▶ Information shown:
********************

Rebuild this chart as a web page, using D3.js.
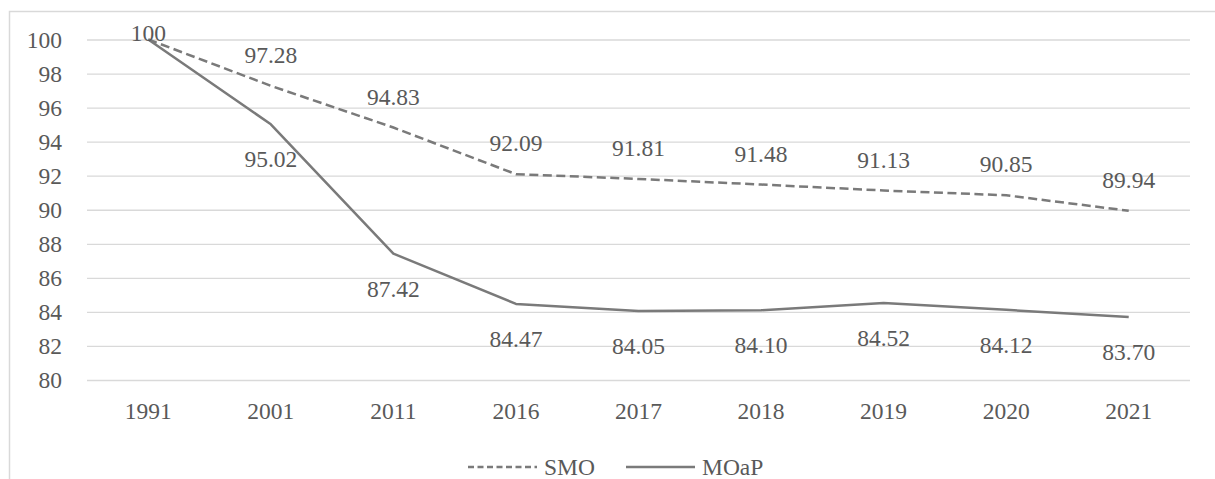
<!DOCTYPE html>
<html>
<head>
<meta charset="utf-8">
<script src="https://cdn.jsdelivr.net/npm/d3@7"></script>
</head>
<body style="margin:0;background:#fff">
<div id="chart"></div>
<script>
// data
var years = ["1991", "2001", "2011", "2016", "2017", "2018", "2019", "2020", "2021"];
var smo = [100, 97.28, 94.83, 92.09, 91.81, 91.48, 91.13, 90.85, 89.94];
var moap = [100, 95.02, 87.42, 84.47, 84.05, 84.10, 84.52, 84.12, 83.70];
var smoLabels = ["100", "97.28", "94.83", "92.09", "91.81", "91.48", "91.13", "90.85", "89.94"];
var moapLabels = ["", "95.02", "87.42", "84.47", "84.05", "84.10", "84.52", "84.12", "83.70"];
var yTicks = [80, 82, 84, 86, 88, 90, 92, 94, 96, 98, 100];
var seriesNames = ["SMO", "MOaP"];

var w = 1215, h = 479;
var frameTop = 11;
var plot = { left: 87, right: 1190, top: 39.5, bottom: 380 };
var font = "'Liberation Serif', 'DejaVu Serif', serif";
var fontSize = "23.5px";
var textColor = "#595959";
var lineColor = "#7a7a7a";

function styleText(sel) {
	sel.style("font-family", font)
		.style("font-size", fontSize)
		.style("fill", textColor);
}

var svg = d3.select("#chart")
	.append("svg")
	.attr("width", w)
	.attr("height", h)
	.style("display", "block");

//边框
svg.append("path")
	.attr("d", "M9.5," + (h + 5) + "V" + (frameTop + 0.5) + "H" + (w + 5))
	.style("fill", "none")
	.style("stroke", "#d9d9d9")
	.style("stroke-width", 1.5);

var xScale = d3.scaleBand()
	.domain(years)
	.range([plot.left, plot.right]);

var yScale = d3.scaleLinear()
	.domain([80, 100])
	.range([plot.bottom, plot.top]);

function cx(d) { return xScale(d) + xScale.bandwidth() / 2; }

//网格线
var yGrid = d3.axisLeft(yScale)
	.tickValues(yTicks)
	.tickSize(-(plot.right - plot.left))
	.tickFormat("");

var gridG = svg.append("g")
	.attr("transform", "translate(" + plot.left + ",0)")
	.call(yGrid);
gridG.select(".domain").remove();
gridG.selectAll("line")
	.style("stroke", "#d9d9d9")
	.style("stroke-width", 1.3);

//纵轴
var yAxis = d3.axisLeft(yScale)
	.tickValues(yTicks)
	.tickSize(0)
	.tickPadding(25);

var yBar = svg.append("g")
	.attr("transform", "translate(" + plot.left + ",0)")
	.call(yAxis);
yBar.select(".domain").remove();
yBar.selectAll("text").call(styleText);

//横轴
var xAxis = d3.axisBottom(xScale).tickSize(0).tickPadding(22);
var xBar = svg.append("g")
	.attr("transform", "translate(0," + plot.bottom + ")")
	.call(xAxis);
xBar.select(".domain").remove();
xBar.selectAll("text").call(styleText);

//折线
var line = d3.line()
	.x(function(d, i) { return cx(years[i]); })
	.y(function(d) { return yScale(d); });

svg.append("path")
	.attr("d", line(moap))
	.style("fill", "none")
	.style("stroke", lineColor)
	.style("stroke-width", 2.5)
	.style("stroke-linejoin", "round");

svg.append("path")
	.attr("d", line(smo))
	.style("fill", "none")
	.style("stroke", lineColor)
	.style("stroke-width", 2.5)
	.style("stroke-dasharray", "9,4.5");

//数据标签
svg.append("g").selectAll("text")
	.data(smo)
	.enter()
	.append("text")
	.attr("x", function(d, i) { return cx(years[i]); })
	.attr("y", function(d) { return Math.max(yScale(d) - 31, frameTop + 22); })
	.attr("text-anchor", "middle")
	.attr("dominant-baseline", "central")
	.call(styleText)
	.text(function(d, i) { return smoLabels[i]; });

svg.append("g").selectAll("text")
	.data(moap)
	.enter()
	.append("text")
	.attr("x", function(d, i) { return cx(years[i]); })
	.attr("y", function(d) { return yScale(d) + 35; })
	.attr("text-anchor", "middle")
	.attr("dominant-baseline", "central")
	.call(styleText)
	.text(function(d, i) { return moapLabels[i]; });

//图例
var legend = svg.append("g").attr("transform", "translate(0,467)");
var legendX = [468, 626];
seriesNames.forEach(function(name, i) {
	legend.append("line")
		.attr("x1", legendX[i])
		.attr("x2", legendX[i] + 69)
		.attr("y1", 0)
		.attr("y2", 0)
		.style("stroke", lineColor)
		.style("stroke-width", 2.5)
		.style("stroke-dasharray", i == 0 ? "6,3.5" : null);
	legend.append("text")
		.attr("x", legendX[i] + 76)
		.attr("y", 0)
		.attr("dominant-baseline", "central")
		.call(styleText)
		.text(name);
});
</script>
</body>
</html>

********************

▶ Task statement:
Extract the full listing above verbatim; pictures are to be left out of the copy.

▶ Solution to the problem:
Rebuild this chart as a web page, using D3.js.
<!DOCTYPE html>
<html>
<head>
<meta charset="utf-8">
<script src="https://cdn.jsdelivr.net/npm/d3@7"></script>
</head>
<body style="margin:0;background:#fff">
<div id="chart"></div>
<script>
// data
var years = ["1991", "2001", "2011", "2016", "2017", "2018", "2019", "2020", "2021"];
var smo = [100, 97.28, 94.83, 92.09, 91.81, 91.48, 91.13, 90.85, 89.94];
var moap = [100, 95.02, 87.42, 84.47, 84.05, 84.10, 84.52, 84.12, 83.70];
var smoLabels = ["100", "97.28", "94.83", "92.09", "91.81", "91.48", "91.13", "90.85", "89.94"];
var moapLabels = ["", "95.02", "87.42", "84.47", "84.05", "84.10", "84.52", "84.12", "83.70"];
var yTicks = [80, 82, 84, 86, 88, 90, 92, 94, 96, 98, 100];
var seriesNames = ["SMO", "MOaP"];

var w = 1215, h = 479;
var frameTop = 11;
var plot = { left: 87, right: 1190, top: 39.5, bottom: 380 };
var font = "'Liberation Serif', 'DejaVu Serif', serif";
var fontSize = "23.5px";
var textColor = "#595959";
var lineColor = "#7a7a7a";

function styleText(sel) {
	sel.style("font-family", font)
		.style("font-size", fontSize)
		.style("fill", textColor);
}

var svg = d3.select("#chart")
	.append("svg")
	.attr("width", w)
	.attr("height", h)
	.style("display", "block");

//边框
svg.append("path")
	.attr("d", "M9.5," + (h + 5) + "V" + (frameTop + 0.5) + "H" + (w + 5))
	.style("fill", "none")
	.style("stroke", "#d9d9d9")
	.style("stroke-width", 1.5);

var xScale = d3.scaleBand()
	.domain(years)
	.range([plot.left, plot.right]);

var yScale = d3.scaleLinear()
	.domain([80, 100])
	.range([plot.bottom, plot.top]);

function cx(d) { return xScale(d) + xScale.bandwidth() / 2; }

//网格线
var yGrid = d3.axisLeft(yScale)
	.tickValues(yTicks)
	.tickSize(-(plot.right - plot.left))
	.tickFormat("");

var gridG = svg.append("g")
	.attr("transform", "translate(" + plot.left + ",0)")
	.call(yGrid);
gridG.select(".domain").remove();
gridG.selectAll("line")
	.style("stroke", "#d9d9d9")
	.style("stroke-width", 1.3);

//纵轴
var yAxis = d3.axisLeft(yScale)
	.tickValues(yTicks)
	.tickSize(0)
	.tickPadding(25);

var yBar = svg.append("g")
	.attr("transform", "translate(" + plot.left + ",0)")
	.call(yAxis);
yBar.select(".domain").remove();
yBar.selectAll("text").call(styleText);

//横轴
var xAxis = d3.axisBottom(xScale).tickSize(0).tickPadding(22);
var xBar = svg.append("g")
	.attr("transform", "translate(0," + plot.bottom + ")")
	.call(xAxis);
xBar.select(".domain").remove();
xBar.selectAll("text").call(styleText);

//折线
var line = d3.line()
	.x(function(d, i) { return cx(years[i]); })
	.y(function(d) { return yScale(d); });

svg.append("path")
	.attr("d", line(moap))
	.style("fill", "none")
	.style("stroke", lineColor)
	.style("stroke-width", 2.5)
	.style("stroke-linejoin", "round");

svg.append("path")
	.attr("d", line(smo))
	.style("fill", "none")
	.style("stroke", lineColor)
	.style("stroke-width", 2.5)
	.style("stroke-dasharray", "9,4.5");

//数据标签
svg.append("g").selectAll("text")
	.data(smo)
	.enter()
	.append("text")
	.attr("x", function(d, i) { return cx(years[i]); })
	.attr("y", function(d) { return Math.max(yScale(d) - 31, frameTop + 22); })
	.attr("text-anchor", "middle")
	.attr("dominant-baseline", "central")
	.call(styleText)
	.text(function(d, i) { return smoLabels[i]; });

svg.append("g").selectAll("text")
	.data(moap)
	.enter()
	.append("text")
	.attr("x", function(d, i) { return cx(years[i]); })
	.attr("y", function(d) { return yScale(d) + 35; })
	.attr("text-anchor", "middle")
	.attr("dominant-baseline", "central")
	.call(styleText)
	.text(function(d, i) { return moapLabels[i]; });

//图例
var legend = svg.append("g").attr("transform", "translate(0,467)");
var legendX = [468, 626];
seriesNames.forEach(function(name, i) {
	legend.append("line")
		.attr("x1", legendX[i])
		.attr("x2", legendX[i] + 69)
		.attr("y1", 0)
		.attr("y2", 0)
		.style("stroke", lineColor)
		.style("stroke-width", 2.5)
		.style("stroke-dasharray", i == 0 ? "6,3.5" : null);
	legend.append("text")
		.attr("x", legendX[i] + 76)
		.attr("y", 0)
		.attr("dominant-baseline", "central")
		.call(styleText)
		.text(name);
});
</script>
</body>
</html>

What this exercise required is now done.